Written, directed, and performed by Clay Nikiforuk, this show is a story about the quest for well-being, inspired by a ten-year struggle with food and beauty conventions. I had a feeling this show might be good, and happily it more than lived up to my expectations. Nikiforuk takes to the stage with a fantastic script and a charming presence.
She begins with some history on the invention of the human scale, and health insurance in the 1900s that was based on the presumption that the lighter you are, the less of a risk you are. She then moves into her own personal story, beginning with anecdotes from early childhood when girls begin to compare themselves to each other, defining 'fat' relatively, and the ways in which this determines social hierarchy between women from the get-go, something that definitely resonated with me as a woman. She moves through her development as a teenager, and then as a young adult in a relationship, and working at a yoga studio.
The way in which she paints the world of the play is simple but effective: the set was stark, using only a plastic canvas of a woman's body to track her journey into bulimia, and the use of a laptop to delineate the times in which she gets sucked into the frightening world of online dieticians, framed by the eerie laptop light in the dark theatre. Her use of movement to move the action along and delineate scenes is beautiful and effective. She plays many different characters: herself at various ages, her boyfriend, her boss, various women and friends she talks to along the way, and has some comedic but also disturbing parodies of the different dieting schemes and the terrifying personalities behind them.

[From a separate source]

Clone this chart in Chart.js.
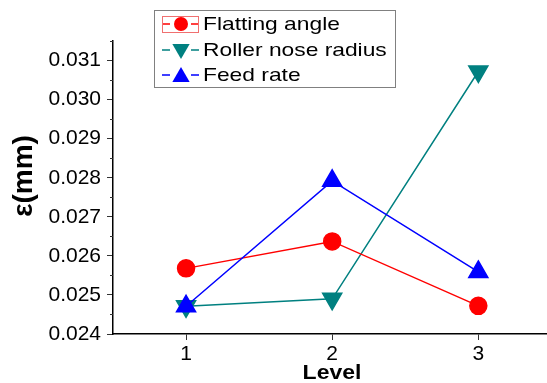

But most of all, she has an important and personal story to tell of her descent into the neurotic world of eating disorders, and the various distortions of perception that accompany this kind of illness. Her use of metaphor, and, in some cases magical realism, as in the scene where she calls up 'body tech support' in order to try to get help with her 'model' that is 'malfunctioning' are both entertaining and insightful. This is a small, unadvertised show, but a definite must-see!